Dosyanın incelenmesinde; … 8. İcra Müdürlüğünün 2009/334 esas sayılı kambiyo senetlerine mahsus icra takip dosyasında alacaklı sıfatını taşıyan …, dosya borçlusu olan … ’ın alacaklısı olduğu … 1. İcra Müdürlüğünün 2007/19033 sayılı dosyasındaki alacağının borca yetecek kısmına ihtiyati haciz konulmasını 30/01/2009 günü İcra Müdürlüğünden talep etmiş, … 1. İcra Müdürlüğünden gelen 30/01/2009 tarihli cevapla, borçlu… l’in alacağının 200.000,00 TL lik kısmını …’e 20/01/2009 günü temlik ettiğini öğrenmiş, bunun üzerine üçüncü şahıs … ve borçlu… aleyhine … 5. Asliye Hukuk Mahkemesinin 2009/76 esas sayılı dosyasında 20/03/2009 tarihinde temlik işleminin iptali amacıyla tasarrufun iptali davası açmış, bu davada mahkemece teminat karşılığı Kemal Kıyışkan’ın … lehine tesis ettiği 200.000,00 TL lik temlik işlemi üzerine İİK’nun 281/2 maddesi uyarınca ihtiyati haciz konulmasına 15/05/2009 günü karar verilmiştir. … 1. İcra Müdürlüğünce 2007/19033 sayılı dosyada, mahkemece verilen ihtiyati haciz kararı uyarınca 200.000,00 TL nin tasarrufun iptali davası sonuna değin dosyada tutulmasına karar verilerek ihtiyati haciz kararı uygulanmıştır. Temlik alacaklısı …, 200.000,00 TL lik temlik alacağının 130.000,00 TL lik kısmını Beşiktaş 13. Noterliğinde 28/05/2009 günü 08462 yevmiye numarasıyla düzenlenen temlikname ile dava dışı bir şirkete temlik etmiştir. … 5. Asliye Hukuk Mahkemesinin 2009/76 esas sayılı dosyasında yargılaması yapılan tasarrufun iptali davasına davalı … tarafından sunulan … 8. İcra Hukuk Mahkemesinin 2010/2073 esas, 2010/2158 karar sayılı ve 25/10/2010 günlü ilamıyla, …’nın …’dan alacaklı olduğu … 8. İcra Müdürlüğünün 2009/334 esas sayılı kambiyo takibine ilişkin olarak altı aylık çeklere ilişkin zamanaşımının gerçekleştiği gerekçesiyle borçlu Kemal hakkındaki icranın geri bırakılmasına 25/10/2010 tarihinde karar verildiği ve işbu kararın Yargıtay denetiminden de geçerek 31/05/2012 tarihinde kesinleştiği anlaşılmış, tasarrufun iptali davasında mahkemece davacının kesinleşen bir alacağının bulunmaması, alacağın varlığına ilişkin kesinleşmiş bir mahkeme kararı sunulmaması, alacağın tahsili için bir dava açıldığının da bildirilmemesi gerekçesiyle davanın reddine karar verilmiş, işbu karar Yargıtay 17. Hukuk Dairesince 23/05/2015 günü onanarak kesinleşmiştir.

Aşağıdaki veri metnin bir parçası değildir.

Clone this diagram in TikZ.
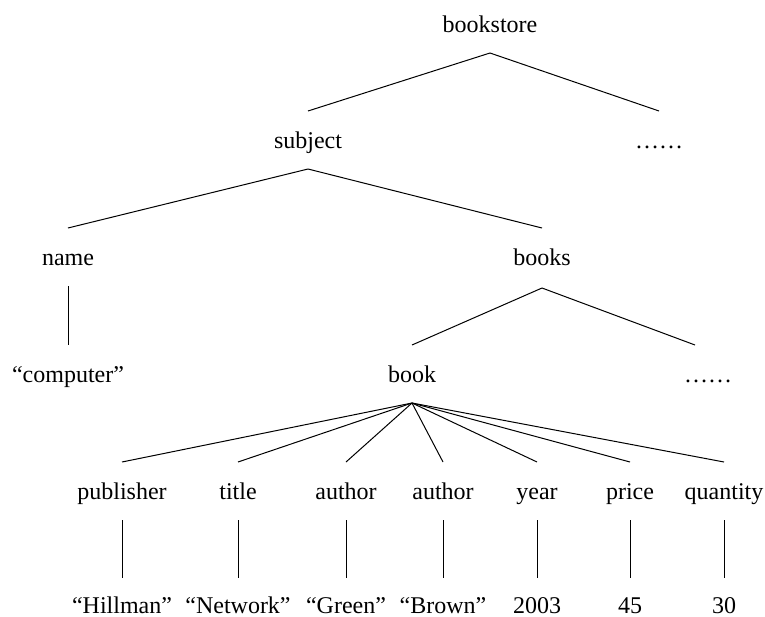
\documentclass[tikz,border=0pt]{standalone}
\usepackage{fontspec}
\setmainfont{Liberation Serif}
\usetikzlibrary{positioning}

\begin{document}
\begin{tikzpicture}[
  x=0.5pt, y=-0.5pt,
  font=\fontsize{12}{14}\selectfont,
  lbl/.style={anchor=base, inner sep=0pt},
  br/.style={line width=0.5pt}
]
\useasboundingbox (0,0) rectangle (765,616);
% tree levels, placed on their baselines
\node[lbl] (bst) at (490,32)  {bookstore};
\node[lbl] (sub) at (308,148) {subject};
\node[lbl] (dt1) at (659,148) {……};
\node[lbl] (nam) at (68,265)  {name};
\node[lbl] (bks) at (542,265) {books};
\node[lbl] (cmp) at (68,382)  {``computer''};
\node[lbl] (bk)  at (412,382) {book};
\node[lbl] (dt2) at (708,382) {……};
\node[lbl] (pub) at (122,499) {publisher};
\node[lbl] (ttl) at (238,499) {title};
\node[lbl] (au1) at (346,499) {author};
\node[lbl] (au2) at (443,499) {author};
\node[lbl] (yr)  at (537,499) {year};
\node[lbl] (prc) at (630,499) {price};
\node[lbl] (qty) at (724,499) {quantity};
\node[lbl] (vpb) at (122,613) {``Hillman''};
\node[lbl] (vtl) at (238,613) {``Network''};
\node[lbl] (va1) at (346,613) {``Green''};
\node[lbl] (va2) at (443,613) {``Brown''};
\node[lbl] (vyr) at (537,613) {2003};
\node[lbl] (vpr) at (630,613) {45};
\node[lbl] (vqt) at (724,613) {30};
% branches
\draw[br] ([yshift=-10.5pt]bst.base) -- ([yshift=18.5pt]sub.base);
\draw[br] ([yshift=-10.5pt]bst.base) -- ([yshift=18.5pt]dt1.base);
\draw[br] ([yshift=-10.5pt]sub.base) -- ([yshift=18.5pt]nam.base);
\draw[br] ([yshift=-10.5pt]sub.base) -- ([yshift=18.5pt]bks.base);
\draw[br] ([yshift=-10.5pt]nam.base) -- ([yshift=18.5pt]cmp.base);
\draw[br] ([yshift=-11.5pt]bks.base) -- ([yshift=18.5pt]bk.base);
\draw[br] ([yshift=-11.5pt]bks.base) -- ([xshift=-6.5pt,yshift=18.5pt]dt2.base);
\draw[br] ([yshift=-10.5pt]bk.base) -- ([yshift=18.5pt]pub.base);
\draw[br] ([yshift=-10.5pt]bk.base) -- ([yshift=18.5pt]ttl.base);
\draw[br] ([yshift=-10.5pt]bk.base) -- ([yshift=18.5pt]au1.base);
\draw[br] ([yshift=-10.5pt]bk.base) -- ([yshift=18.5pt]au2.base);
\draw[br] ([yshift=-10.5pt]bk.base) -- ([yshift=18.5pt]yr.base);
\draw[br] ([yshift=-10.5pt]bk.base) -- ([yshift=18.5pt]prc.base);
\draw[br] ([yshift=-10.5pt]bk.base) -- ([yshift=18.5pt]qty.base);
\draw[br] ([yshift=-10.5pt]pub.base) -- ([yshift=17.5pt]vpb.base);
\draw[br] ([yshift=-10.5pt]ttl.base) -- ([yshift=17.5pt]vtl.base);
\draw[br] ([yshift=-10.5pt]au1.base) -- ([yshift=17.5pt]va1.base);
\draw[br] ([yshift=-10.5pt]au2.base) -- ([yshift=17.5pt]va2.base);
\draw[br] ([yshift=-10.5pt]yr.base) -- ([yshift=17.5pt]vyr.base);
\draw[br] ([yshift=-10.5pt]prc.base) -- ([yshift=17.5pt]vpr.base);
\draw[br] ([yshift=-10.5pt]qty.base) -- ([yshift=17.5pt]vqt.base);
\end{tikzpicture}
\end{document}
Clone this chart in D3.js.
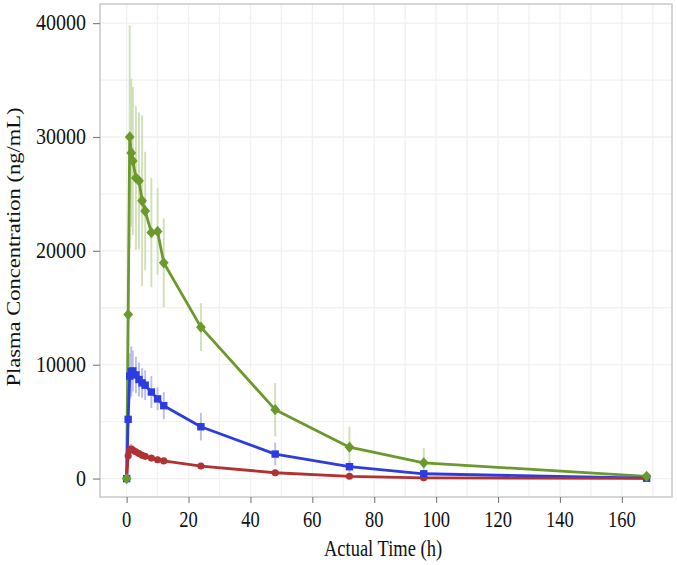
<!DOCTYPE html>
<html><head><meta charset="utf-8">
<script src="https://cdn.jsdelivr.net/npm/d3@7"></script>
<style>body{margin:0;background:#fff}svg{display:block}</style>
</head><body>
<svg id="c" width="677" height="565"></svg>
<script>
const times = [0, 0.5, 1, 1.5, 2, 3, 4, 5, 6, 8, 10, 12, 24, 48, 72, 96, 168];
const greenMean = [0, 14400, 30000, 28600, 27900, 26400, 26150, 24400, 23500, 21600, 21700, 18950, 13300, 6050, 2760, 1380, 200];
const greenSD   = [0, 3000, 9800, 6500, 6500, 6300, 6000, 7500, 5200, 4800, 3800, 3900, 2100, 2350, 1800, 1300, 150];
const blueMean  = [0, 5200, 9000, 9400, 9450, 9100, 8700, 8400, 8200, 7600, 7000, 6400, 4550, 2150, 1040, 420, 30];
const blueSD    = [0, 800, 2000, 2200, 1800, 1600, 1500, 1300, 1300, 1400, 1000, 1200, 1200, 1000, 500, 300, 40];
const redMean   = [0, 2000, 2500, 2600, 2500, 2350, 2200, 2050, 1950, 1800, 1650, 1550, 1100, 510, 200, 60, 10];
const redSD     = [0, 300, 500, 450, 400, 350, 300, 300, 250, 250, 200, 200, 150, 100, 60, 40, 10];
const xTicks = [0, 20, 40, 60, 80, 100, 120, 140, 160];
const yTicks = [0, 10000, 20000, 30000, 40000];
const xTitle = "Actual Time (h)";
const yTitle = "Plasma Concentration (ng/mL)";

const P = {l:100, r:672, t:4, b:497};
const x = d3.scaleLinear().domain([-8.6, 176.2]).range([P.l, P.r]);
const y = d3.scaleLinear().domain([-1620, 41680]).range([P.b, P.t]);
const svg = d3.select("#c");
const font = "'Liberation Serif', 'Times New Roman', serif";
const STR = 1.2; // vertical stretch of text in the reference

// grid
const g = svg.append("g");
const xMinor = d3.range(10, 176, 20), yMinor = d3.range(5000, 41000, 10000);
g.selectAll(".gx").data(xTicks.concat(xMinor)).join("line")
  .attr("x1", d=>x(d)).attr("x2", d=>x(d)).attr("y1", P.t).attr("y2", P.b)
  .attr("stroke", "#f1f1f1").attr("stroke-width", 1.3);
g.selectAll(".gy").data(yTicks.concat(yMinor)).join("line")
  .attr("y1", d=>y(d)).attr("y2", d=>y(d)).attr("x1", P.l).attr("x2", P.r)
  .attr("stroke", "#f1f1f1").attr("stroke-width", 1.3);

const diamond = {draw(ctx, size){ const r = Math.sqrt(size/2); ctx.moveTo(0,-r*1.15); ctx.lineTo(r,0); ctx.lineTo(0,r*1.15); ctx.lineTo(-r,0); ctx.closePath(); }};
const series = [
  {mean: greenMean, sd: greenSD, color: "#6a9a2b", err: "#c8dbab", shape: diamond, size: 48},
  {mean: blueMean, sd: blueSD, color: "#2d3ce0", err: "#aeb2f2", shape: d3.symbolSquare, size: 55},
  {mean: redMean, sd: redSD, color: "#b03232", err: "#e3a7a7", shape: d3.symbolCircle, size: 40}
];

// error bars
series.forEach(s => {
  svg.append("g").selectAll("line").data(times).join("line")
    .attr("x1", d=>x(d)).attr("x2", d=>x(d))
    .attr("y1", (d,i)=>y(s.mean[i]-s.sd[i])).attr("y2", (d,i)=>y(s.mean[i]+s.sd[i]))
    .attr("stroke", s.err).attr("stroke-width", 1.9).attr("opacity", 0.85);
});
// lines
const line = d3.line().x(d=>x(d[0])).y(d=>y(d[1]));
series.forEach(s => {
  svg.append("path").datum(times.map((t,i)=>[t, s.mean[i]]))
    .attr("d", line).attr("fill", "none").attr("stroke", s.color).attr("stroke-width", 2.8)
    .attr("stroke-linejoin", "round");
});
// points
series.slice().reverse().forEach(s => {
  svg.append("g").selectAll("path").data(times).join("path")
    .attr("transform", (d,i)=>`translate(${x(d)},${y(s.mean[i])})`)
    .attr("d", d3.symbol().type(s.shape).size(s.size)).attr("fill", s.color);
});

// panel border
svg.append("rect").attr("x", P.l).attr("y", P.t).attr("width", P.r-P.l).attr("height", P.b-P.t)
  .attr("fill", "none").attr("stroke", "#c9c9c9").attr("stroke-width", 1.5);

// axes (tick marks)
const xa = svg.append("g").attr("transform", `translate(0,${P.b})`)
  .call(d3.axisBottom(x).tickValues(xTicks).tickSize(6).tickFormat(""));
const ya = svg.append("g").attr("transform", `translate(${P.l},0)`)
  .call(d3.axisLeft(y).tickValues(yTicks).tickSize(7).tickFormat(""));
[xa, ya].forEach(a => {
  a.select(".domain").remove();
  a.selectAll(".tick line").attr("stroke", "#7a7a7a").attr("stroke-width", 1.1);
});
// tick labels (vertically stretched like the reference)
svg.append("g").selectAll("text").data(xTicks).join("text")
  .attr("transform", d=>`translate(${x(d)},527) scale(1,${STR})`).attr("text-anchor", "middle")
  .attr("font-family", font).attr("font-size", 18.5).attr("fill", "#111").text(d=>d3.format("d")(d));
svg.append("g").selectAll("text").data(yTicks).join("text")
  .attr("transform", d=>`translate(86,${y(d)+7}) scale(1,${STR})`).attr("text-anchor", "end")
  .attr("font-family", font).attr("font-size", 20).attr("fill", "#111").text(d=>d3.format("d")(d));

svg.append("text").attr("transform", `translate(${(P.l+P.r)/2 - 3},556) scale(1,${STR})`).attr("text-anchor", "middle")
  .attr("font-family", font).attr("font-size", 18.5).attr("fill", "#111").text(xTitle);
svg.append("text").attr("transform", `translate(20,247) rotate(-90) scale(${STR},1)`).attr("text-anchor", "middle")
  .attr("font-family", font).attr("font-size", 18.8).attr("fill", "#111").text(yTitle);
</script>
</body></html>
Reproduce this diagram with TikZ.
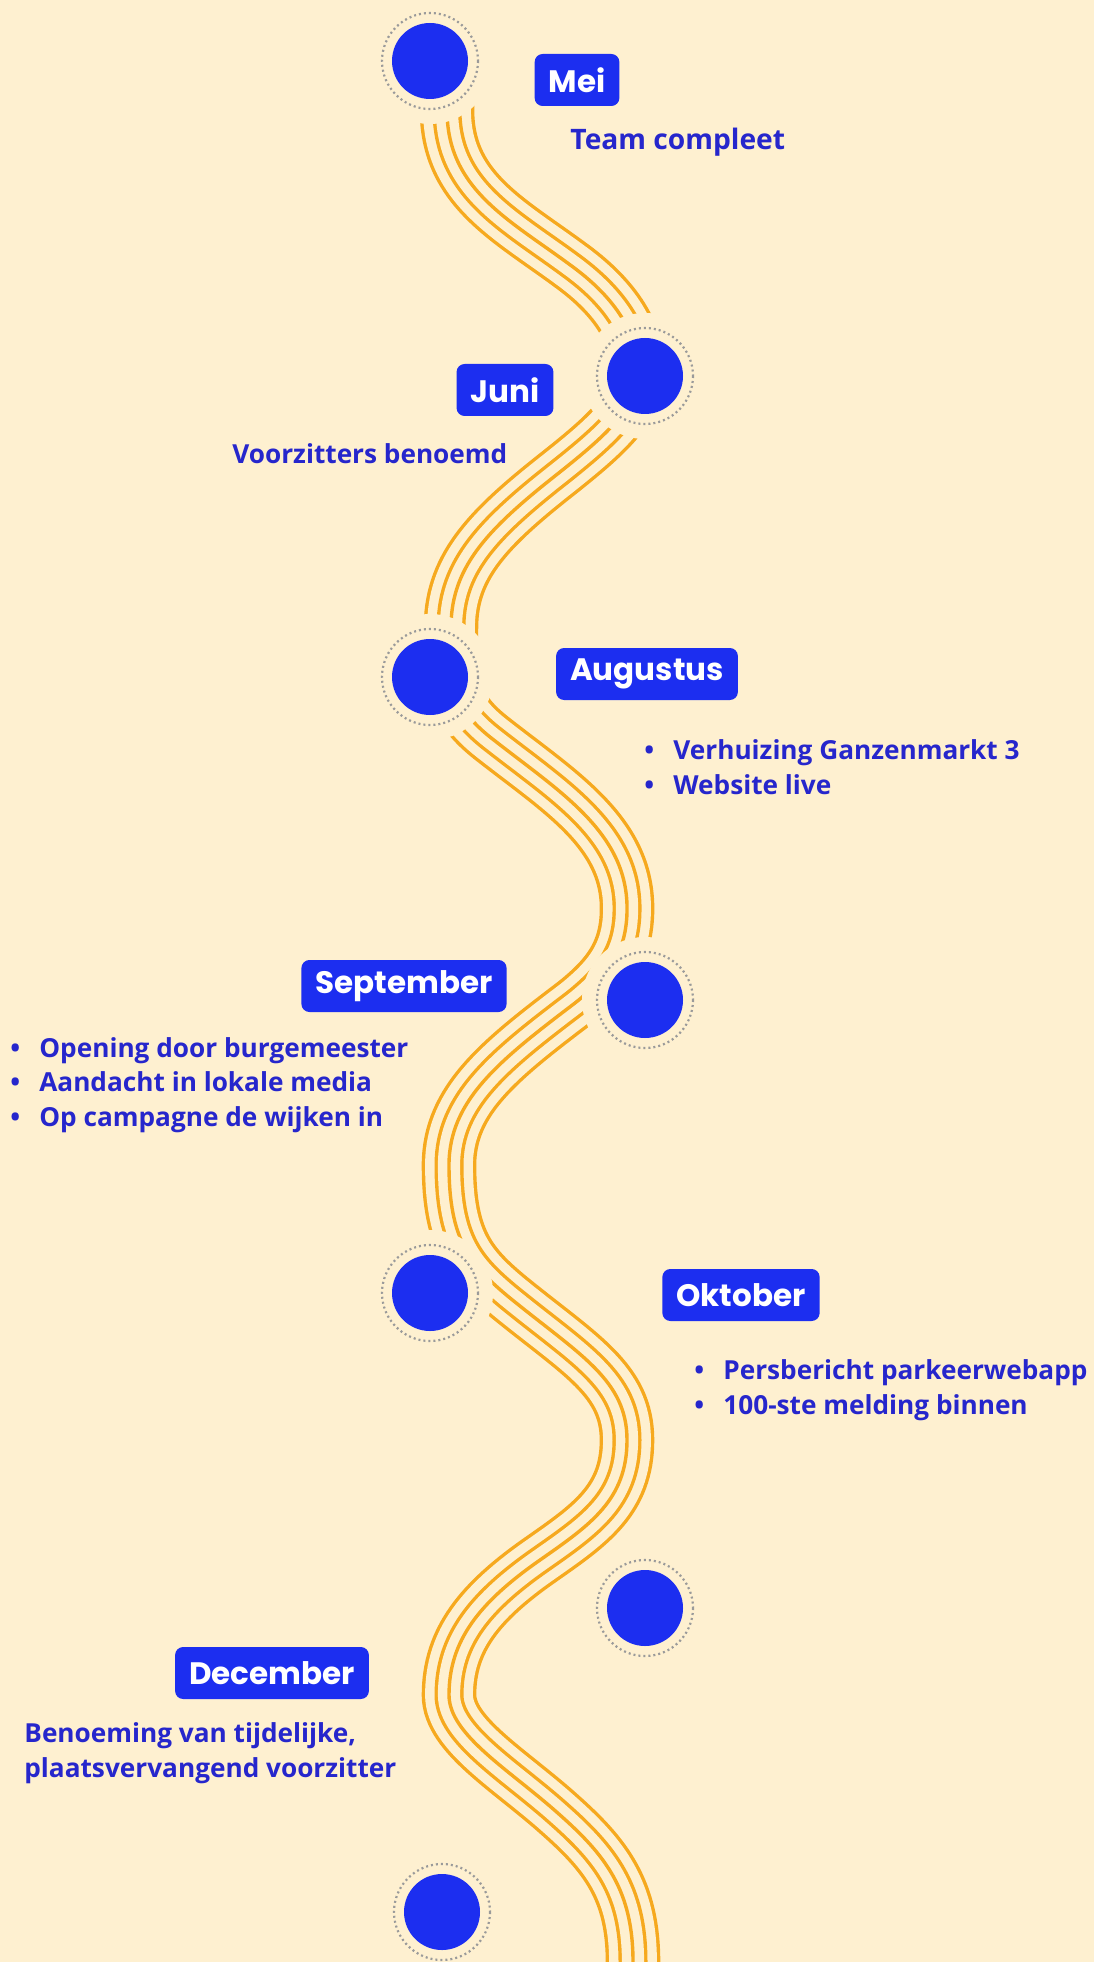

Davacının eldeki davadaki maddi zarar istemi, tasarrufun iptali davasında temlik alacağının bakiye kısmı olan 70.000,00 TL sı üzerine uygulanan ihtiyati haciz nedeniyle uğradığını ileri sürdüğü yasal faiz kaybına ilişkindir. İhtiyati haczin haksızlığı, tasarrrufun iptali davasının reddedilip kesinleşmesiyle sabit olmuştur. Dolayısıyla davacı, temlik alacağının bakiye kısmı olan 70.000,00 TL sının ihtiyati haczin konulduğu tarihten, tasarrufun iptali davasının kesinleşme tarihine kadar işlemiş yasal faizini talep etmekte haklıdır.
Yukarıda açıklanan nedenlerle mahkemece, zarar kapsamı belirlenip sonucuna göre tazminata hükmedilmesi gerekirken, yanılgılı değerlendirmeyle davanın reddine karar verilmesi usul ve yasaya uygun düşmediğinden, kararın bozulması gerekmiştir.
SONUÇ: Temyiz edilen kararın yukarıda açıklanan nedenlerle davacı yararına BOZULMASINA ve peşin alınan harcın istek halinde geri verilmesine 26/11/2018 gününde oy birliğiyle karar verildi.